__WRITTEN PROBLEM__. Extract every line of the material that holds the string "this".

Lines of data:
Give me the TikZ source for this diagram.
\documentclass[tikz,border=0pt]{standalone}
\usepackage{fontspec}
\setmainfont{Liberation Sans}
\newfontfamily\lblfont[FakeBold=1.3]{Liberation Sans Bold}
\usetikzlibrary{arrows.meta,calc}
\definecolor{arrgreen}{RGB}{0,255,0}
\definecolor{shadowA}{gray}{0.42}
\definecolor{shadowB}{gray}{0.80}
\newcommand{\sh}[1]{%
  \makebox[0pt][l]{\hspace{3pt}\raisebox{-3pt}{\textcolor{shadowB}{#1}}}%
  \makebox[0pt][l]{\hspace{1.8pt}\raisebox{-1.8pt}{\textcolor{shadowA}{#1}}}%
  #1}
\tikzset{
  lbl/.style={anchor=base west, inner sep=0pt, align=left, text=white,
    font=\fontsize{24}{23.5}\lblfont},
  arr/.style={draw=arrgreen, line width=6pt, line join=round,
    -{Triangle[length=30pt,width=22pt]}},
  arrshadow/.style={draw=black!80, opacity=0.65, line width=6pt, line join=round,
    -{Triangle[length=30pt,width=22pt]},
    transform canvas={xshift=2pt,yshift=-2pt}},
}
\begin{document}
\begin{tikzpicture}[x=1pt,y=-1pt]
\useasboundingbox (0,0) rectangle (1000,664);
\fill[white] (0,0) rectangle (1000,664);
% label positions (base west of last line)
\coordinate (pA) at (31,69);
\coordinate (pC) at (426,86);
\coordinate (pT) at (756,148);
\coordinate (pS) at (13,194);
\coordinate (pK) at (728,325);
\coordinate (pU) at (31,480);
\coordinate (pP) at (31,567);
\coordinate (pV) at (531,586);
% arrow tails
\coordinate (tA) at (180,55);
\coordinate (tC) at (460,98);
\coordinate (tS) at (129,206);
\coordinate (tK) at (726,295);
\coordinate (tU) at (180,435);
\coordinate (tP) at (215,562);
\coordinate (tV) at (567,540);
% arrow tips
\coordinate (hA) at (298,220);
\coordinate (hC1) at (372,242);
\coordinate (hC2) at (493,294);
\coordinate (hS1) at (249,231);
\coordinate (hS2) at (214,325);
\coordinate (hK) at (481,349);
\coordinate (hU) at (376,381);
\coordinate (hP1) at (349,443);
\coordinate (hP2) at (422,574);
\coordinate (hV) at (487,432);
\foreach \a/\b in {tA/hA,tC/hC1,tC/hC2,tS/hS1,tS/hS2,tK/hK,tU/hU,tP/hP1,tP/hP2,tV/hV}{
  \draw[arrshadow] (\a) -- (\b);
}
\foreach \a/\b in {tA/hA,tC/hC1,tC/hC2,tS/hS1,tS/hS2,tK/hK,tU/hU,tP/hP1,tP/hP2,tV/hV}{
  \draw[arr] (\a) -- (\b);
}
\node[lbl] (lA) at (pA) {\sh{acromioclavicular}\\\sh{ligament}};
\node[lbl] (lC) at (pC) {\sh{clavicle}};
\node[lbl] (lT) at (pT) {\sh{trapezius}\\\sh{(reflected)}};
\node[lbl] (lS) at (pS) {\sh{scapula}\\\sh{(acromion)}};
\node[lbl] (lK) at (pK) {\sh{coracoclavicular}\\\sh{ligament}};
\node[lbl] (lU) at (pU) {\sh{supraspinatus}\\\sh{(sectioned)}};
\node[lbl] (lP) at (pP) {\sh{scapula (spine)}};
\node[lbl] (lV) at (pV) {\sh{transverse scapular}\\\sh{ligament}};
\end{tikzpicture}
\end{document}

==

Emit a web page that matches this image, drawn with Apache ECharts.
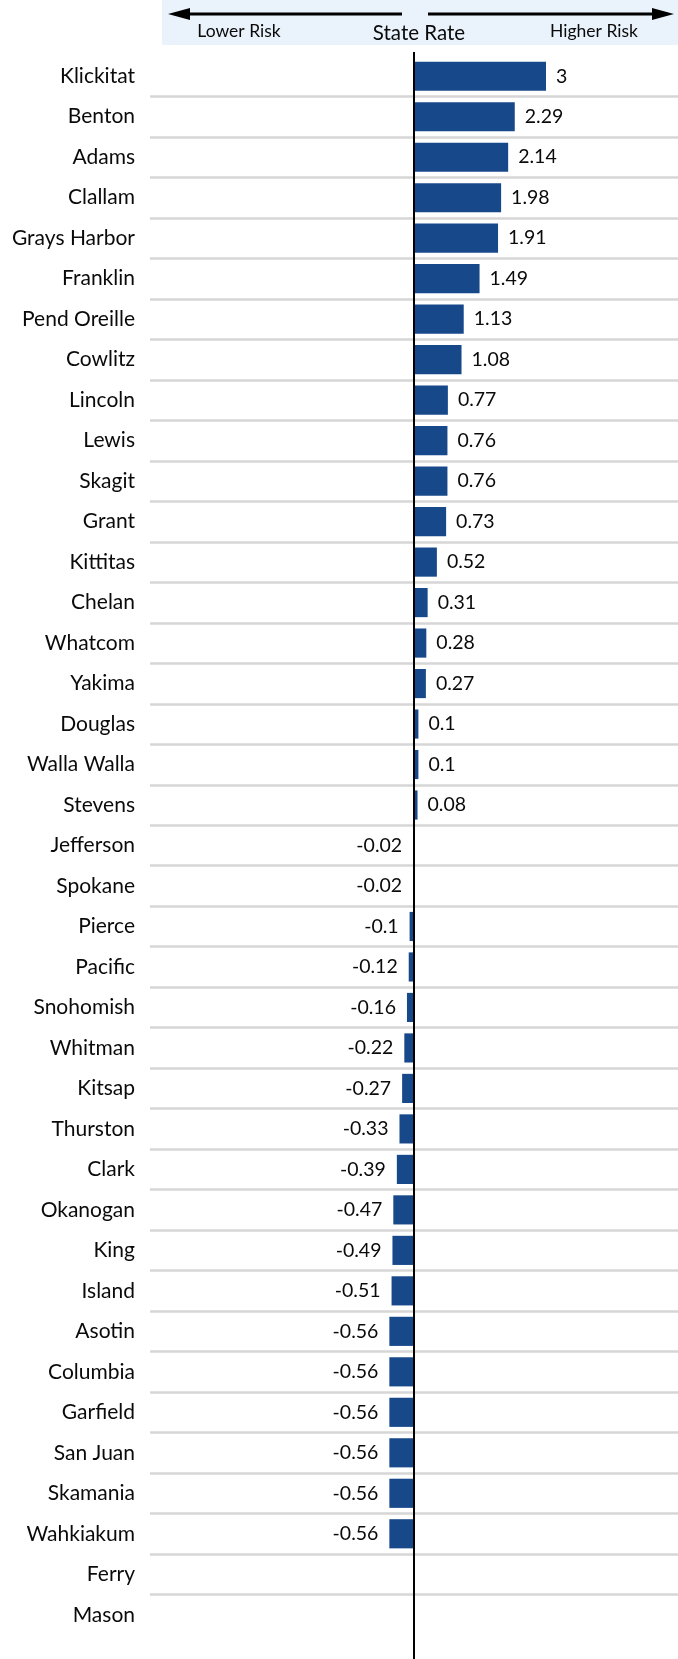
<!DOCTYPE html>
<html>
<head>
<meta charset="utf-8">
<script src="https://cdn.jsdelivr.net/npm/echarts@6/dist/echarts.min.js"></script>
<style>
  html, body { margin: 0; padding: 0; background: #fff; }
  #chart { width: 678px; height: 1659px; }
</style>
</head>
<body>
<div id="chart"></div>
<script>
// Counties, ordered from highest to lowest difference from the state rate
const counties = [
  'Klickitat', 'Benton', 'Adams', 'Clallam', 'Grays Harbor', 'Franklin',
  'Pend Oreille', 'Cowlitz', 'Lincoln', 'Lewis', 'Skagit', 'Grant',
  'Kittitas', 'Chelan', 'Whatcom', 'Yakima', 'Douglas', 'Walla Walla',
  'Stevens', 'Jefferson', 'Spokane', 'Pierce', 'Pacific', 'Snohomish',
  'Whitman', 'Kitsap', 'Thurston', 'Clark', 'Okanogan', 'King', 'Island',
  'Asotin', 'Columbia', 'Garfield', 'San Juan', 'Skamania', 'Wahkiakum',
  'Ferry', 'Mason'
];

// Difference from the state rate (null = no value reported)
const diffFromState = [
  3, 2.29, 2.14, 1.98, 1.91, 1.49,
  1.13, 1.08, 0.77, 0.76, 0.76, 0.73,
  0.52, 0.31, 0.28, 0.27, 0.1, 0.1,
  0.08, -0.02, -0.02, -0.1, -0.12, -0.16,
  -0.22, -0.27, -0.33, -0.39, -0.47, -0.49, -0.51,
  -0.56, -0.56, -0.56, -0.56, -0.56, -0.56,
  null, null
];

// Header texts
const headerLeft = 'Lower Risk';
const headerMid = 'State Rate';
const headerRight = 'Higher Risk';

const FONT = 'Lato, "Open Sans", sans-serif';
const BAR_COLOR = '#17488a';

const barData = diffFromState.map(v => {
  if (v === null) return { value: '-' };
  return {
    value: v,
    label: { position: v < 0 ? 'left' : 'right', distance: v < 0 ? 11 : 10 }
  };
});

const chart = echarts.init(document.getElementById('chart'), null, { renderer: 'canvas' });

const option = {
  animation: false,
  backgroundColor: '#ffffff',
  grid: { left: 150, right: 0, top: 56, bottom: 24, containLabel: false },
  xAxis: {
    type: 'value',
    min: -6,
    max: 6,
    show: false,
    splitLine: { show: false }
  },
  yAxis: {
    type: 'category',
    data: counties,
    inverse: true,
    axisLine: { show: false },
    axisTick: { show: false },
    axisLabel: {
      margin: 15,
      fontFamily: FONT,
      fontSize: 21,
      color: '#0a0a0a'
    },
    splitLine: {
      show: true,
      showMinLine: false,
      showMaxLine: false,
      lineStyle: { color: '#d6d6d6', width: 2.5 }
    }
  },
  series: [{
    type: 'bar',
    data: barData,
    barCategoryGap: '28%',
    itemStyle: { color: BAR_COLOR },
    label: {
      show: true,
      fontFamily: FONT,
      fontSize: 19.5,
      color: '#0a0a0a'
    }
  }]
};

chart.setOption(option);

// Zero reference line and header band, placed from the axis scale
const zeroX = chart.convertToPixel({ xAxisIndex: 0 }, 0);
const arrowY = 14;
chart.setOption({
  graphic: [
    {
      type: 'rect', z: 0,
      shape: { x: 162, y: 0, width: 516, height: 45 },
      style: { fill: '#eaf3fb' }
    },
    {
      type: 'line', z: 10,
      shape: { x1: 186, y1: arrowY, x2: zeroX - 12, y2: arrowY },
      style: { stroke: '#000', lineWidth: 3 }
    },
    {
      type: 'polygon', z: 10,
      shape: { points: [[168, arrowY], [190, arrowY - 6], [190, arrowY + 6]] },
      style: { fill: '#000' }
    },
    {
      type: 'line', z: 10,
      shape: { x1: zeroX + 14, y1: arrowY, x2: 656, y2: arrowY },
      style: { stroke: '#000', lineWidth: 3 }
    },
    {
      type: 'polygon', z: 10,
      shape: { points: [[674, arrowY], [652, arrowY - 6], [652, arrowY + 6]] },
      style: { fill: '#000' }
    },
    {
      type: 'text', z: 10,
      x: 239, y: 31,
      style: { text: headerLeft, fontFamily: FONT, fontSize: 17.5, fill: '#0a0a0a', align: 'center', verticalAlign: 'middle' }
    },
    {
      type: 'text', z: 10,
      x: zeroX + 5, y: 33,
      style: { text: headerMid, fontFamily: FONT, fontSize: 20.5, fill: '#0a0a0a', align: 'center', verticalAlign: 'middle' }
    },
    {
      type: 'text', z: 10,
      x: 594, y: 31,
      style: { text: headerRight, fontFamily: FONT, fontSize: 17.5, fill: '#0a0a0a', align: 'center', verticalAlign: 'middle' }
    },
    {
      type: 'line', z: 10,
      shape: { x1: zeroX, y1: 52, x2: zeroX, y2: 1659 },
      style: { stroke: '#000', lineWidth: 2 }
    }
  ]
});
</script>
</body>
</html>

__WRITTEN SOLUTION__.
Give me the TikZ source for this diagram.
Emit a web page that matches this image, drawn with Apache ECharts.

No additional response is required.